**WHAT THE EXERCISE ASKS:** Omit the images, then print each record below exactly as it reads.

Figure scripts
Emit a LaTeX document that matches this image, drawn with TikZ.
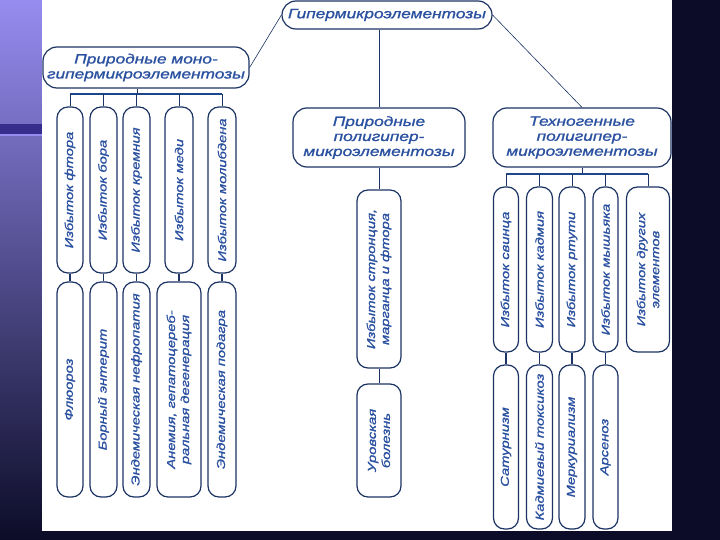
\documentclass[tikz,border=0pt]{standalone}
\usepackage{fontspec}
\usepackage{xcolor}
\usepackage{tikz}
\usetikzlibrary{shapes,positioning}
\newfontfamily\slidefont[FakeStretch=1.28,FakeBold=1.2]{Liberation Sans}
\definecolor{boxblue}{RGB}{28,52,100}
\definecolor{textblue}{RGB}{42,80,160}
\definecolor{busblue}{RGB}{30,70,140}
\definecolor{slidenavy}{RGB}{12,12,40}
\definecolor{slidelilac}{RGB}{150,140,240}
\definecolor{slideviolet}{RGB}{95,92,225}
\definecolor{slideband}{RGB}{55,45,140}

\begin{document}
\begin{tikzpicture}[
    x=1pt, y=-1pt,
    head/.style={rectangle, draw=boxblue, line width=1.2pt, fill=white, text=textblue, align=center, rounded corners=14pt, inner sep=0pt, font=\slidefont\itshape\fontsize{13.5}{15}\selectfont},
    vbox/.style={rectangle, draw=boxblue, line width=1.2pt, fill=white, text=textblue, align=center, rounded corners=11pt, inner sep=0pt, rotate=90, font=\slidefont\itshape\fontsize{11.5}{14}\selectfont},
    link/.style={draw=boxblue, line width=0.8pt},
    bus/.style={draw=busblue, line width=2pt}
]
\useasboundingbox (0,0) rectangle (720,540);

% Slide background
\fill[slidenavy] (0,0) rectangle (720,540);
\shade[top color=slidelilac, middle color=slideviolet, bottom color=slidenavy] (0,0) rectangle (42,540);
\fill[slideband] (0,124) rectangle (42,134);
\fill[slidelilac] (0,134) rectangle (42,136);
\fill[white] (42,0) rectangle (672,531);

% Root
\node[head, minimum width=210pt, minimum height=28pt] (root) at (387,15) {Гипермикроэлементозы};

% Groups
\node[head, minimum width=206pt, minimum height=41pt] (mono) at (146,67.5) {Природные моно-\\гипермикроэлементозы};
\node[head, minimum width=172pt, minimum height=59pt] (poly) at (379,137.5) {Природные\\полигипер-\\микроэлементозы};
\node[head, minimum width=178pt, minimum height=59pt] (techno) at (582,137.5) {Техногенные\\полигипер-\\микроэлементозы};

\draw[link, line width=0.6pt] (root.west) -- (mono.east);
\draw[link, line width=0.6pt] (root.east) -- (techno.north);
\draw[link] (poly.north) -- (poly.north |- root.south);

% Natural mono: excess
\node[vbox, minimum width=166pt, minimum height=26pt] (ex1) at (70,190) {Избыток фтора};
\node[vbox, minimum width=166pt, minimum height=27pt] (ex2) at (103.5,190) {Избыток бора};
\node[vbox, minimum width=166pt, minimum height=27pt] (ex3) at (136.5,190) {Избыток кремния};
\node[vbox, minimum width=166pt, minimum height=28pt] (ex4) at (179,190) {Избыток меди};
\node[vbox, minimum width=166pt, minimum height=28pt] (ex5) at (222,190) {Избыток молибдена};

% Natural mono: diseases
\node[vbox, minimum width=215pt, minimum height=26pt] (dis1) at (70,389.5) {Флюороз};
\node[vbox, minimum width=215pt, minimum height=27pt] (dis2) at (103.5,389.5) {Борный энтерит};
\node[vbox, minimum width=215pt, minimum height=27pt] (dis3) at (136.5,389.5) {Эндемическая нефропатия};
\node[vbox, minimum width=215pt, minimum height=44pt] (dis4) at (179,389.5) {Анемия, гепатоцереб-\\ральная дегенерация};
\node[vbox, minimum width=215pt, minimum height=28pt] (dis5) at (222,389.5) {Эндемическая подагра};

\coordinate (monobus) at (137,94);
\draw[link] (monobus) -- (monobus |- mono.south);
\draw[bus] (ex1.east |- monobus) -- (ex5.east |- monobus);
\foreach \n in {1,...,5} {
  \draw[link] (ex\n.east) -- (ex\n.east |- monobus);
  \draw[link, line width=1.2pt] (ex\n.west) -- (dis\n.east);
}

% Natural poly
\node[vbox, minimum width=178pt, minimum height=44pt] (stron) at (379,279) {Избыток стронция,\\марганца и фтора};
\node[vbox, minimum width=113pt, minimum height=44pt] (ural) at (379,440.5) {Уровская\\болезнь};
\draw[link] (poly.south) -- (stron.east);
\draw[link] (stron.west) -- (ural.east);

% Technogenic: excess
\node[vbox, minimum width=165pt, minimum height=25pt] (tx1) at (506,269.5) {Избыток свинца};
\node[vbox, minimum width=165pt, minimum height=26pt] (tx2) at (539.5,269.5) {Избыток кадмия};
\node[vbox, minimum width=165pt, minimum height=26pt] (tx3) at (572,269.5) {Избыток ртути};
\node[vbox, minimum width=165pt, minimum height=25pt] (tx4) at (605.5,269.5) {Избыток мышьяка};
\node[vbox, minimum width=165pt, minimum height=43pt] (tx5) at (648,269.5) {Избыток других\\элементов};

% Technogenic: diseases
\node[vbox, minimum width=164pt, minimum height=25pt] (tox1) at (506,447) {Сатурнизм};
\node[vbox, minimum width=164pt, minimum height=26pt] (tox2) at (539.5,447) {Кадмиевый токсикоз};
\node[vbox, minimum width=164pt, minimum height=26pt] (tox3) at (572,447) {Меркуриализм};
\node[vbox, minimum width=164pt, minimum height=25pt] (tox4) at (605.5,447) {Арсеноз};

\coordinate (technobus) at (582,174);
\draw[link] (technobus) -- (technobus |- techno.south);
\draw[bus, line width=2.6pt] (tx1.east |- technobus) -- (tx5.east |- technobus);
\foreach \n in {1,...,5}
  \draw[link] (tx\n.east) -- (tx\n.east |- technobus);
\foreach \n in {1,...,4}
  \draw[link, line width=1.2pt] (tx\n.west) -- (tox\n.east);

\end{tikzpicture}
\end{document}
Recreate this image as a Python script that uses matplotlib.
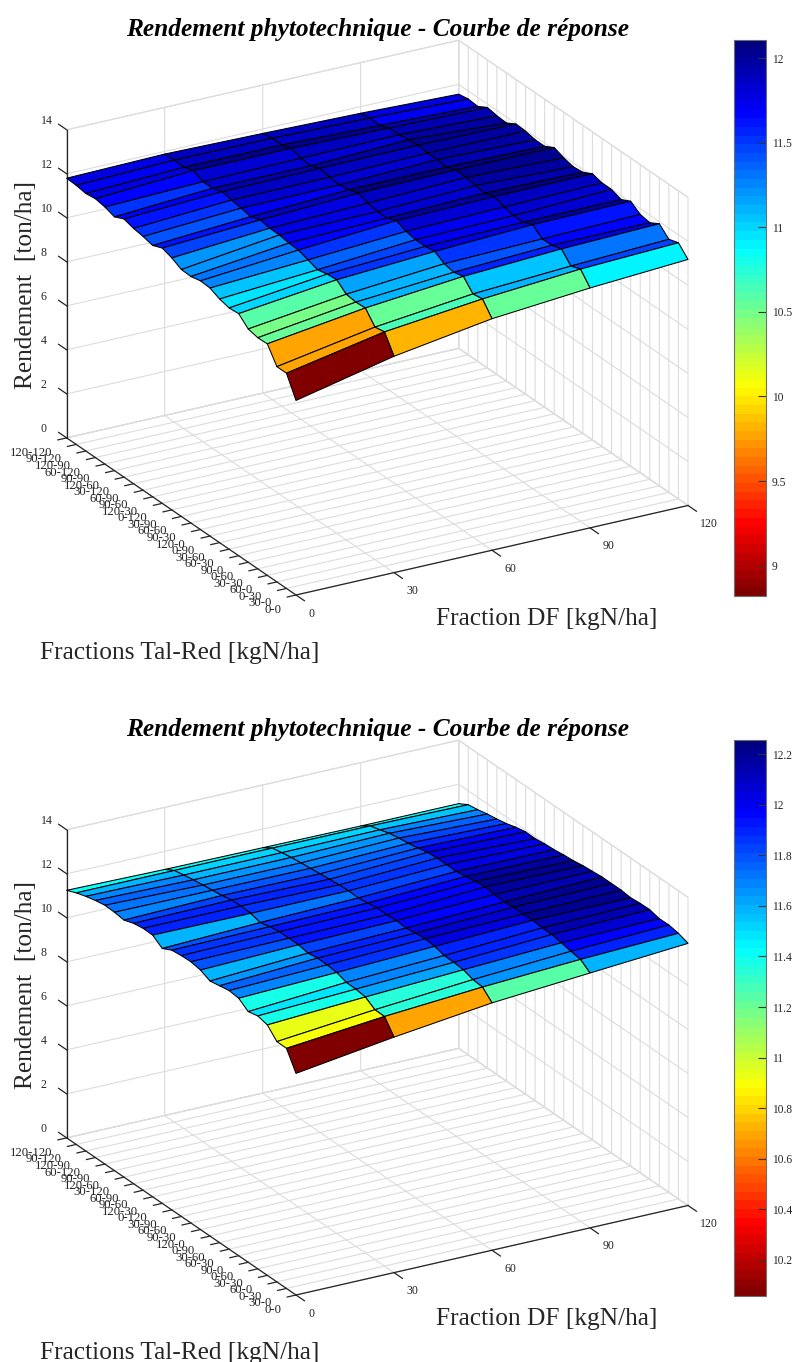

**COMPLETE ANSWER:**
Emit a LaTeX document that matches this image, drawn with TikZ.
\documentclass[tikz,border=0pt]{standalone}
\usepackage{fontspec}
\usepackage{xcolor}
\usepackage{tikz}
\usetikzlibrary{shapes,positioning}
\newfontfamily\slidefont[FakeStretch=1.28,FakeBold=1.2]{Liberation Sans}
\definecolor{boxblue}{RGB}{28,52,100}
\definecolor{textblue}{RGB}{42,80,160}
\definecolor{busblue}{RGB}{30,70,140}
\definecolor{slidenavy}{RGB}{12,12,40}
\definecolor{slidelilac}{RGB}{150,140,240}
\definecolor{slideviolet}{RGB}{95,92,225}
\definecolor{slideband}{RGB}{55,45,140}

\begin{document}
\begin{tikzpicture}[
    x=1pt, y=-1pt,
    head/.style={rectangle, draw=boxblue, line width=1.2pt, fill=white, text=textblue, align=center, rounded corners=14pt, inner sep=0pt, font=\slidefont\itshape\fontsize{13.5}{15}\selectfont},
    vbox/.style={rectangle, draw=boxblue, line width=1.2pt, fill=white, text=textblue, align=center, rounded corners=11pt, inner sep=0pt, rotate=90, font=\slidefont\itshape\fontsize{11.5}{14}\selectfont},
    link/.style={draw=boxblue, line width=0.8pt},
    bus/.style={draw=busblue, line width=2pt}
]
\useasboundingbox (0,0) rectangle (720,540);

% Slide background
\fill[slidenavy] (0,0) rectangle (720,540);
\shade[top color=slidelilac, middle color=slideviolet, bottom color=slidenavy] (0,0) rectangle (42,540);
\fill[slideband] (0,124) rectangle (42,134);
\fill[slidelilac] (0,134) rectangle (42,136);
\fill[white] (42,0) rectangle (672,531);

% Root
\node[head, minimum width=210pt, minimum height=28pt] (root) at (387,15) {Гипермикроэлементозы};

% Groups
\node[head, minimum width=206pt, minimum height=41pt] (mono) at (146,67.5) {Природные моно-\\гипермикроэлементозы};
\node[head, minimum width=172pt, minimum height=59pt] (poly) at (379,137.5) {Природные\\полигипер-\\микроэлементозы};
\node[head, minimum width=178pt, minimum height=59pt] (techno) at (582,137.5) {Техногенные\\полигипер-\\микроэлементозы};

\draw[link, line width=0.6pt] (root.west) -- (mono.east);
\draw[link, line width=0.6pt] (root.east) -- (techno.north);
\draw[link] (poly.north) -- (poly.north |- root.south);

% Natural mono: excess
\node[vbox, minimum width=166pt, minimum height=26pt] (ex1) at (70,190) {Избыток фтора};
\node[vbox, minimum width=166pt, minimum height=27pt] (ex2) at (103.5,190) {Избыток бора};
\node[vbox, minimum width=166pt, minimum height=27pt] (ex3) at (136.5,190) {Избыток кремния};
\node[vbox, minimum width=166pt, minimum height=28pt] (ex4) at (179,190) {Избыток меди};
\node[vbox, minimum width=166pt, minimum height=28pt] (ex5) at (222,190) {Избыток молибдена};

% Natural mono: diseases
\node[vbox, minimum width=215pt, minimum height=26pt] (dis1) at (70,389.5) {Флюороз};
\node[vbox, minimum width=215pt, minimum height=27pt] (dis2) at (103.5,389.5) {Борный энтерит};
\node[vbox, minimum width=215pt, minimum height=27pt] (dis3) at (136.5,389.5) {Эндемическая нефропатия};
\node[vbox, minimum width=215pt, minimum height=44pt] (dis4) at (179,389.5) {Анемия, гепатоцереб-\\ральная дегенерация};
\node[vbox, minimum width=215pt, minimum height=28pt] (dis5) at (222,389.5) {Эндемическая подагра};

\coordinate (monobus) at (137,94);
\draw[link] (monobus) -- (monobus |- mono.south);
\draw[bus] (ex1.east |- monobus) -- (ex5.east |- monobus);
\foreach \n in {1,...,5} {
  \draw[link] (ex\n.east) -- (ex\n.east |- monobus);
  \draw[link, line width=1.2pt] (ex\n.west) -- (dis\n.east);
}

% Natural poly
\node[vbox, minimum width=178pt, minimum height=44pt] (stron) at (379,279) {Избыток стронция,\\марганца и фтора};
\node[vbox, minimum width=113pt, minimum height=44pt] (ural) at (379,440.5) {Уровская\\болезнь};
\draw[link] (poly.south) -- (stron.east);
\draw[link] (stron.west) -- (ural.east);

% Technogenic: excess
\node[vbox, minimum width=165pt, minimum height=25pt] (tx1) at (506,269.5) {Избыток свинца};
\node[vbox, minimum width=165pt, minimum height=26pt] (tx2) at (539.5,269.5) {Избыток кадмия};
\node[vbox, minimum width=165pt, minimum height=26pt] (tx3) at (572,269.5) {Избыток ртути};
\node[vbox, minimum width=165pt, minimum height=25pt] (tx4) at (605.5,269.5) {Избыток мышьяка};
\node[vbox, minimum width=165pt, minimum height=43pt] (tx5) at (648,269.5) {Избыток других\\элементов};

% Technogenic: diseases
\node[vbox, minimum width=164pt, minimum height=25pt] (tox1) at (506,447) {Сатурнизм};
\node[vbox, minimum width=164pt, minimum height=26pt] (tox2) at (539.5,447) {Кадмиевый токсикоз};
\node[vbox, minimum width=164pt, minimum height=26pt] (tox3) at (572,447) {Меркуриализм};
\node[vbox, minimum width=164pt, minimum height=25pt] (tox4) at (605.5,447) {Арсеноз};

\coordinate (technobus) at (582,174);
\draw[link] (technobus) -- (technobus |- techno.south);
\draw[bus, line width=2.6pt] (tx1.east |- technobus) -- (tx5.east |- technobus);
\foreach \n in {1,...,5}
  \draw[link] (tx\n.east) -- (tx\n.east |- technobus);
\foreach \n in {1,...,4}
  \draw[link, line width=1.2pt] (tx\n.west) -- (tox\n.east);

\end{tikzpicture}
\end{document}
Recreate this image as a Python script that uses matplotlib.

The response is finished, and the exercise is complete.